Gegnerschaft zur AFD
Diesmal hat sich der 58-Jährige anders entschieden. Und das auch aus Rücksicht auf seine Gesundheit. Streich war als überdurchschnittlich sensiblem Menschen stets klar, dass die Art und Weise, wie er den Trainerjob nicht nur am Spieltag lebte, Jahr für Jahr mehr Substanz kostete. Auch weil er seinen Trainerjob nie als rein sportliche Aufgabe begriff und sich immer wieder auch zu politischen Fragen klar positionierte. Zuletzt ließ er keinen Zweifel an seiner Haltung in der Flüchtlingspolitik und seiner Gegnerschaft zur AFD.

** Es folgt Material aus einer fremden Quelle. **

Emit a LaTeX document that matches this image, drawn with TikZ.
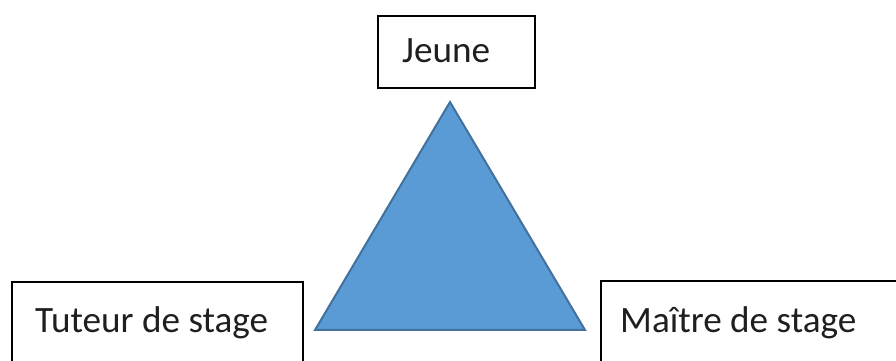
\documentclass[tikz,border=0pt]{standalone}
\usepackage{fontspec}
\setmainfont{Carlito}
\definecolor{triFill}{HTML}{5B9BD5}
\definecolor{triEdge}{HTML}{41719C}
\begin{document}
\begin{tikzpicture}[x=1pt,y=1pt,
  box/.style={draw=black,line width=1.3pt},
  lbl/.style={anchor=base west,inner sep=0pt,font=\fontsize{37.2}{44}\selectfont,text=black!88}]
\useasboundingbox (0,0) rectangle (896,361);
% boxes
\draw[box] (378,345) rectangle (535,273);
\draw[box] (12,79) rectangle (303,-40);
\draw[box] (601,80) rectangle (960,-40);
\node[lbl] (jeune) at (402,298) {Jeune};
\node[lbl] (tuteur) at (35,28) {Tuteur de stage};
\node[lbl] (maitre) at (620,28) {Maître de stage};
% triangle
\coordinate (top) at (450,259);
\coordinate (bl) at (315,31);
\coordinate (br) at (585,31);
\filldraw[fill=triFill,draw=triEdge,line width=2pt,line join=miter] (top) -- (bl) -- (br) -- cycle;
\end{tikzpicture}
\end{document}
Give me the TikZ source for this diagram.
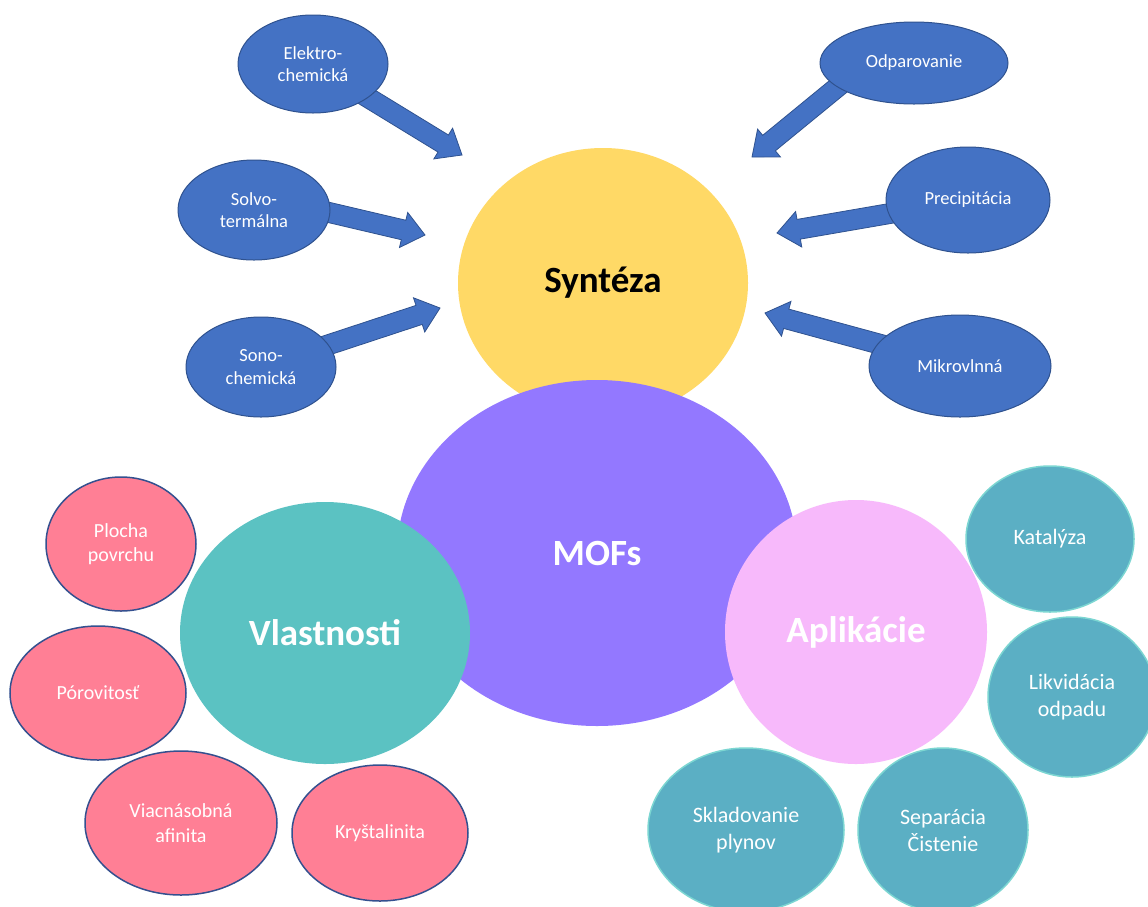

Sportvorstand Jochen Saier, auch er ein Streich-Vertrauter, wusste seit Jahren, dass der 58-Jährige mit dem Gedanken liebäugelte aufzuhören. Weshalb man in den vergangenen drei Jahren bei jeder Verlängerung die Formulierung wählte, man fahre in der Zusammenarbeit „auf Sicht.“ Saier, der zuletzt offenbar seit Monaten mit Streich über dessen Zukunft gesprochen hat, ließ sich am Montag dann auch mit der Aussage zitieren, am Ende stehe nun „eine Entscheidung, die wir bedauern, aber in vollem Maße respektieren und nachvollziehen können.“
Schon vor längerer Zeit hatte Streich auch offiziell ausgeschlossen, dass er nach einem möglichen Ende seiner Freiburger Zeit noch mal ein anderes Team in Deutschland trainieren wird. Intern galt ein anderes Engagement in der Bundesliga sowieso immer als unwahrscheinlich. Denn auch wenn Streich sich über die ein oder andere Offerte aus der Branche gefreut hat, war ihm doch immer klar, dass er zum einen zu heimatverbunden ist, um beispielsweise in einer Großstadt im Norden (also nördlich von Freiburg) klarzukommen. Und dass er zum anderen mit einem höheren externen Druck als er in Freiburg herrscht, nur schwer klarkommen würde. Vor allem deshalb, weil er sich selbst schon immer genug unter Druck setzt, zuweilen von Montag bis Sonntag. Über die Nachfolgelösung, die intern offenbar bereits feststeht, will der Verein „zeitnah“ informieren.